Dużo czasu zajęło mi zanim zdecydowałem się jak ubrać blank. Jaką formę ma mieć dolnik, co będzie lepiej się komponowało z lekko zmienionym wyglądem 1500C – klasyczny korek, czy elegancka czarna pianka, dzielony reargrip, czy nie, jaki foregrip, jak zakończyć dolnik… Ostatecznie rękojeść jest jednoczęściowa, tylko delikatnie podszlifowana w stronę uchwytu, a kapsel prosty, krótki, gumowy. Uchwyt 16 Fuji, bez exposed, bo nie leży mi ten typ. Z foregripu chciałem zrezygnować i dać tylko duży pierścionek, ale myślałem, myślałem i wymyśliłem, że jednak fajniej będzie tu pasował i bardziej praktyczny będzie malutki piankowy grzybek bez dodatkowego pierścionka. Set przelotek 6, 6, 6, 6, 6, 8, 10, 12 wydał mi się optymalny.

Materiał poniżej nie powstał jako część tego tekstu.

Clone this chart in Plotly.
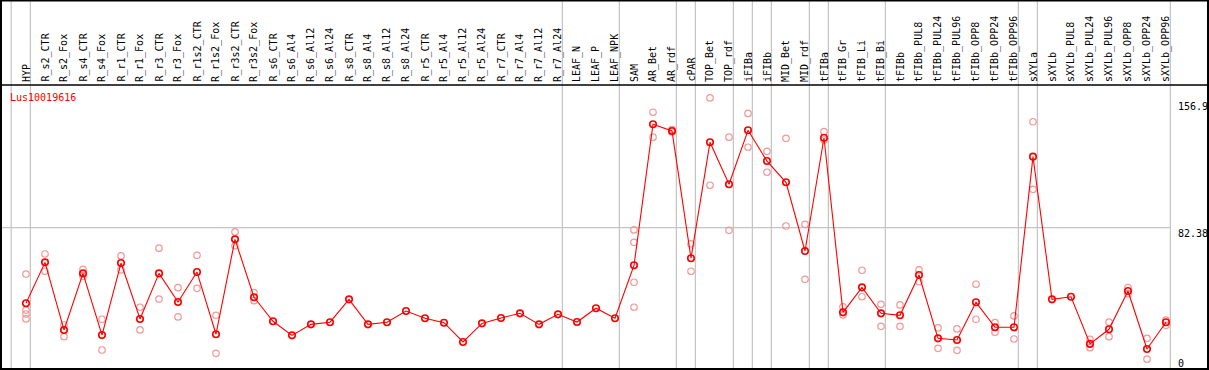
import plotly.graph_objects as go

gene = "Lus10019616"

categories = [
    "HYP", "R_s2_CTR", "R_s2_Fox", "R_s4_CTR", "R_s4_Fox", "R_r1_CTR", "R_r1_Fox",
    "R_r3_CTR", "R_r3_Fox", "R_r1s2_CTR", "R_r1s2_Fox", "R_r3s2_CTR", "R_r3s2_Fox",
    "R_s6_CTR", "R_s6_Al4", "R_s6_Al12", "R_s6_Al24", "R_s8_CTR", "R_s8_Al4",
    "R_s8_Al12", "R_s8_Al24", "R_r5_CTR", "R_r5_Al4", "R_r5_Al12", "R_r5_Al24",
    "R_r7_CTR", "R_r7_Al4", "R_r7_Al12", "R_r7_Al24", "LEAF_N", "LEAF_P", "LEAF_NPK",
    "SAM", "AR_Bet", "AR_rdf", "cPAR", "TOP_Bet", "TOP_rdf", "iFIBa", "iFIBb",
    "MID_Bet", "MID_rdf", "tFIBa", "tFIB_Gr", "tFIB_Li", "tFIB_Bi", "tFIBb",
    "tFIBb_PUL8", "tFIBb_PUL24", "tFIBb_PUL96", "tFIBb_OPP8", "tFIBb_OPP24",
    "tFIBb_OPP96", "sXYLa", "sXYLb", "sXYLb_PUL8", "sXYLb_PUL24", "sXYLb_PUL96",
    "sXYLb_OPP8", "sXYLb_OPP24", "sXYLb_OPP96",
]

mean_values = [
    36.3, 61.2, 20.1, 54.5, 17.0, 60.8, 26.8, 54.5, 37.1, 55.3, 17.5, 75.2, 40.0,
    25.4, 16.8, 23.5, 24.8, 38.7, 23.5, 24.8, 31.6, 27.2, 24.5, 12.8, 24.1,
    27.4, 30.2, 23.5, 29.6, 24.9, 33.3, 27.2,
    59.4, 145.2, 141.1, 63.7, 134.2, 108.7, 141.5, 122.8,
    109.9, 68.1, 137.0, 30.8, 46.0, 30.2, 29.0,
    53.5, 15.0, 14.0, 36.9, 21.7, 21.7,
    125.5, 38.7, 40.3, 11.6, 20.5, 43.8, 8.5, 24.8,
]

replicates = [
    [54.1, 32.2, 29.8, 26.8], [66.3, 55.8], [23.1, 16.0], [56.9, 52.6], [26.6, 7.9],
    [65.1, 56.6], [33.9, 20.1], [69.8, 38.9], [45.8, 28.0], [65.5, 45.4], [29.0, 5.9],
    [79.7, 71.3], [42.8, 37.9],
    [], [], [], [], [], [], [], [], [], [], [], [], [], [], [], [], [], [], [],
    [80.9, 73.4, 49.1, 33.9], [152.5, 137.3], [142.0, 140.5], [72.4, 55.8],
    [161.2, 108.1], [137.3, 80.7], [151.8, 131.2], [128.7, 116.0],
    [136.6, 83.3], [84.3, 50.9], [140.7, 135.6], [34.2, 29.2], [56.4, 40.3],
    [35.7, 22.3], [35.3, 22.3],
    [56.6, 49.4], [21.3, 8.9], [20.7, 7.7], [47.9, 26.6], [24.5, 18.7], [28.6, 14.6],
    [146.7, 105.6], [], [], [14.4, 9.3], [24.9, 16.0], [45.8, 42.0], [15.0, 2.3],
    [26.1, 22.9],
]

group_ends = ["HYP", "R_r7_Al24", "LEAF_NPK", "AR_rdf", "cPAR", "TOP_rdf", "iFIBa",
              "iFIBb", "MID_rdf", "tFIBa", "tFIB_Bi", "tFIBb_OPP96", "sXYLa", "sXYLb_OPP96"]

y_tick_labels = ["156.9", "82.38", "0"]
y_grid_value = 82.38

W, H = 1209, 370
FONT = "DejaVu Sans Mono"

xs = list(range(len(categories)))
rep_x, rep_y = [], []
for i, reps in enumerate(replicates):
    for v in reps:
        rep_x.append(i)
        rep_y.append(v)

fig = go.Figure()
fig.add_trace(go.Scatter(
    x=rep_x, y=rep_y, mode="markers",
    marker=dict(symbol="circle-open", size=6.5, color="#f09a9a", line=dict(width=1.2, color="#f09a9a")),
    showlegend=False, hoverinfo="skip",
))
fig.add_trace(go.Scatter(
    x=xs, y=mean_values, mode="lines+markers",
    line=dict(color="#ff0000", width=1.1),
    marker=dict(symbol="circle-open", size=6.5, color="#ff0000", line=dict(width=1.6, color="#ff0000")),
    showlegend=False,
))

# pixel mapping: index i -> x = 26 + 19*i ; value v -> y = 363 - 1.6444*v
px0, dpx = 26.0, 19.0
vy0, kv = 363.0, 1.6444
x_range = [(0 - px0) / dpx, (W - px0) / dpx]
y_range = [(vy0 - H) / kv, vy0 / kv]

shapes = []
def py(p):
    return 1 - p / H
def pxp(p):
    return p / W

# vertical group separators
sep_positions = [-1 + 0.22] + [categories.index(g) + 0.23 for g in group_ends]
for s in sep_positions:
    shapes.append(dict(type="line", xref="x", yref="paper", x0=s, x1=s, y0=py(369), y1=py(0),
                       line=dict(color="#c4c4c4", width=1.2), layer="below"))
# horizontal gridline
shapes.append(dict(type="line", xref="paper", yref="y", x0=pxp(1), x1=pxp(1170.5),
                   y0=y_grid_value, y1=y_grid_value, line=dict(color="#c4c4c4", width=1.2), layer="below"))
# borders
shapes.append(dict(type="rect", xref="paper", yref="paper", x0=pxp(1), x1=pxp(1208), y0=py(369), y1=py(0.5),
                   line=dict(color="black", width=2)))
shapes.append(dict(type="line", xref="paper", yref="paper", x0=pxp(1), x1=pxp(1208), y0=py(85), y1=py(85),
                   line=dict(color="black", width=1.5)))

annotations = []
for i, c in enumerate(categories):
    annotations.append(dict(x=i, y=py(83), xref="x", yref="paper", text=c, textangle=-90,
                            showarrow=False, xanchor="center", yanchor="bottom", borderpad=0,
                            font=dict(family=FONT, size=10, color="black")))
annotations.append(dict(x=pxp(9), y=py(97), xref="paper", yref="paper", text=gene, showarrow=False,
                        xanchor="left", yanchor="middle", borderpad=0,
                        font=dict(family=FONT, size=10, color="#ff0000")))
for lab, yc in zip(y_tick_labels, [107, 233, 363]):
    annotations.append(dict(x=pxp(1177), y=py(yc), xref="paper", yref="paper", text=lab, showarrow=False,
                            xanchor="left", yanchor="middle", borderpad=0,
                            font=dict(family=FONT, size=10, color="black")))

fig.update_layout(
    width=W, height=H, margin=dict(l=0, r=0, t=0, b=0),
    paper_bgcolor="white", plot_bgcolor="white",
    xaxis=dict(range=x_range, visible=False, fixedrange=True),
    yaxis=dict(range=y_range, visible=False, fixedrange=True),
    shapes=shapes, annotations=annotations,
)
fig.write_html("out.html", config={"displayModeBar": False},
               post_script="document.body.style.margin='0';document.body.style.overflow='hidden';")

Wszystko gotowe, a więc pora nad wodę. Postanowiłem, że na młynek nawinę żyłkę (której jak dotąd praktycznie nigdy nie używałem przy castingu). Miękka, cienka i tania - wiadomo z jakich powodów… Na początku miałem duże problemy z wyczuciem ‘nicnieważącej’ szpulki z szybko puchnącą żyłką. Rzuty kończyły się albo brodą, albo strzałem o wodę, gdy za mocno przyhamowałem kciukiem. Ale wystarczyło pół godziny, aby przyzwyczaić się do tego jakże odmiennego od ‘normalnego’ łowienia i osiągać odległości tylko trochę krótsze niż zestawem spinningowym. Tu od razu zaznaczam, że mój zestaw do UL pod korbę nie był optymalnie spasowany, więc i rzuty z niego zbyt wyżyłowane mi nie wychodziły. Notabene pod spina uzbroiłem ten sam blank, ale o oczko słabszy (dokładnie S 702, który ma cw 3,5-10,5g przy tej samej długości).

Po pierwszych udanych rzutach zaczęły się też meldować ryby – na razie gabarytem adekwatne do paproszków jakie im posyłałem. Najmniejsze z paproszków na zdjęciu mają 1,3-1,5g. Da się tym spokojnie rzucić! Może odległość nie jest oszałamiająca, ale do wydłubania okonia spod trzcin w zupełności wystarcza. Ten większy świsterek ma 2,5g i naprawdę ładnie już sobie fruwa. Muszę wspomnieć, że kij jest niesłychanie czuły. Dzięki niemu już wiem, co to znaczy poczuć, jak okoń liże przynętę. Niestety mięciutki kij i rozciągliwa żyłka sprawiały mi z początku dużo problemów, bo mimo delikatnego łowienia musiałem dość zamaszyście przycinać ryby (zwłaszcza przy braniach zaraz po zarzuceniu).

Generalnie zestaw wyszedł super. Jak się do niego przyssałem to trzy dni z rzędu nie mogłem sobie podarować i zrywałem się o 4 rano przed zajęciami, żeby móc się pobawić w dłubanie okoni nad pobliskim stawem. Doskonale leży mi w ręku, jest dobrze wyważony, kijek po prostu katapultuje wabiki przy wymachu, a leciutka szpulka pozwala robić rzeczy niemożliwe. Jak nie przepadam za okoniami i małymi przynętami tak nagle polubiłem dzięki niemu paproszenie.